● **GIVEN REQUEST**: Below is a listing to transcribe in full and exactly; keep the pictures out.

-- START OF DATASET CONTENT --

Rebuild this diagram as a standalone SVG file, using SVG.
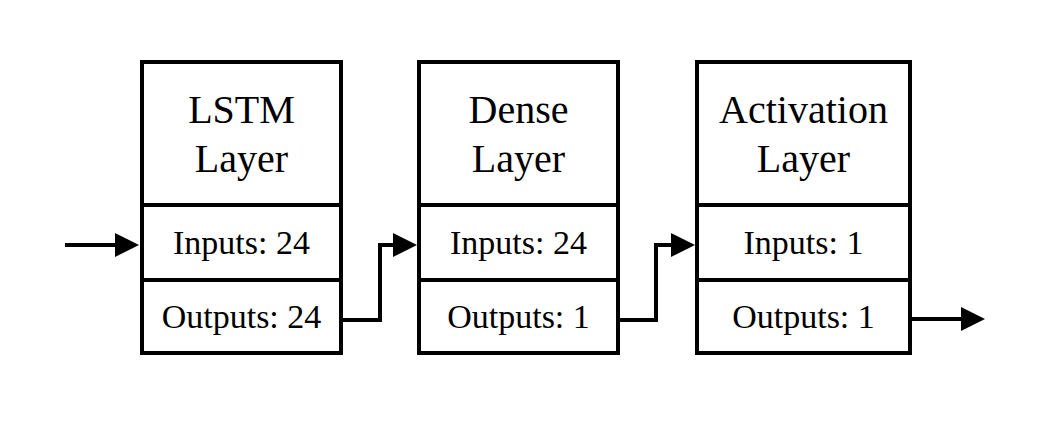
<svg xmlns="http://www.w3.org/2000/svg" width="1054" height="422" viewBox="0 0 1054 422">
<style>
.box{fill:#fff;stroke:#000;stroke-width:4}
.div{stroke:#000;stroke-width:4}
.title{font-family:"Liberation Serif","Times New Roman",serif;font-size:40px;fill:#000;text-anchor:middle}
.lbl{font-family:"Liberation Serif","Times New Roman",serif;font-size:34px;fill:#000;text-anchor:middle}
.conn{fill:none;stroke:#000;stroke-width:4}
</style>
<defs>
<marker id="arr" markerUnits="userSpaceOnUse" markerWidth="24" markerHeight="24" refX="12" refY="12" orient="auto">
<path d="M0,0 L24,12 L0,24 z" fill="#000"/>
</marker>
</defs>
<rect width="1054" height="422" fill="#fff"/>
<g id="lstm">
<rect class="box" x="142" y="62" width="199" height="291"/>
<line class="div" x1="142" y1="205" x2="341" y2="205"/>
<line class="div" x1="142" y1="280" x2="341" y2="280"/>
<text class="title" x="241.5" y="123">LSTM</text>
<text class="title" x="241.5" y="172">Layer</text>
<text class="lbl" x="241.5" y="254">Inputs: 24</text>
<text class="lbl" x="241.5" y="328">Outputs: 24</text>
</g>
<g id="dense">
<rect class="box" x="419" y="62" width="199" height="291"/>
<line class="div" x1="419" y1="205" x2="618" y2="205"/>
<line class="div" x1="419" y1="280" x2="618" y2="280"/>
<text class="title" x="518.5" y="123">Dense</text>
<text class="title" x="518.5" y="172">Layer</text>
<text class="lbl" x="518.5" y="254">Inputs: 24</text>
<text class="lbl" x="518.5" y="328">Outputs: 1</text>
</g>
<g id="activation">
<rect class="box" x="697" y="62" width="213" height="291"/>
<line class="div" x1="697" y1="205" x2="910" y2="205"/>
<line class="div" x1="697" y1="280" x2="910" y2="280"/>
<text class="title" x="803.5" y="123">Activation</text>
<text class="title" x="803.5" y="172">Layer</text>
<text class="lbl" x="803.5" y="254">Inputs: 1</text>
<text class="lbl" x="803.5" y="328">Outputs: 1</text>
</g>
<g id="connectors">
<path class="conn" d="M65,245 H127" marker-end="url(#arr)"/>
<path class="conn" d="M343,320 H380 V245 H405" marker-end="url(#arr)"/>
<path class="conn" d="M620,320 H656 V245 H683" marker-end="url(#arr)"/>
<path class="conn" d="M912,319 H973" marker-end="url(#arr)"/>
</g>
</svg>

-- END OF DATASET CONTENT --

● **SOLVED PROBLEM**:
Rebuild this diagram as a standalone SVG file, using SVG.
<svg xmlns="http://www.w3.org/2000/svg" width="1054" height="422" viewBox="0 0 1054 422">
<style>
.box{fill:#fff;stroke:#000;stroke-width:4}
.div{stroke:#000;stroke-width:4}
.title{font-family:"Liberation Serif","Times New Roman",serif;font-size:40px;fill:#000;text-anchor:middle}
.lbl{font-family:"Liberation Serif","Times New Roman",serif;font-size:34px;fill:#000;text-anchor:middle}
.conn{fill:none;stroke:#000;stroke-width:4}
</style>
<defs>
<marker id="arr" markerUnits="userSpaceOnUse" markerWidth="24" markerHeight="24" refX="12" refY="12" orient="auto">
<path d="M0,0 L24,12 L0,24 z" fill="#000"/>
</marker>
</defs>
<rect width="1054" height="422" fill="#fff"/>
<g id="lstm">
<rect class="box" x="142" y="62" width="199" height="291"/>
<line class="div" x1="142" y1="205" x2="341" y2="205"/>
<line class="div" x1="142" y1="280" x2="341" y2="280"/>
<text class="title" x="241.5" y="123">LSTM</text>
<text class="title" x="241.5" y="172">Layer</text>
<text class="lbl" x="241.5" y="254">Inputs: 24</text>
<text class="lbl" x="241.5" y="328">Outputs: 24</text>
</g>
<g id="dense">
<rect class="box" x="419" y="62" width="199" height="291"/>
<line class="div" x1="419" y1="205" x2="618" y2="205"/>
<line class="div" x1="419" y1="280" x2="618" y2="280"/>
<text class="title" x="518.5" y="123">Dense</text>
<text class="title" x="518.5" y="172">Layer</text>
<text class="lbl" x="518.5" y="254">Inputs: 24</text>
<text class="lbl" x="518.5" y="328">Outputs: 1</text>
</g>
<g id="activation">
<rect class="box" x="697" y="62" width="213" height="291"/>
<line class="div" x1="697" y1="205" x2="910" y2="205"/>
<line class="div" x1="697" y1="280" x2="910" y2="280"/>
<text class="title" x="803.5" y="123">Activation</text>
<text class="title" x="803.5" y="172">Layer</text>
<text class="lbl" x="803.5" y="254">Inputs: 1</text>
<text class="lbl" x="803.5" y="328">Outputs: 1</text>
</g>
<g id="connectors">
<path class="conn" d="M65,245 H127" marker-end="url(#arr)"/>
<path class="conn" d="M343,320 H380 V245 H405" marker-end="url(#arr)"/>
<path class="conn" d="M620,320 H656 V245 H683" marker-end="url(#arr)"/>
<path class="conn" d="M912,319 H973" marker-end="url(#arr)"/>
</g>
</svg>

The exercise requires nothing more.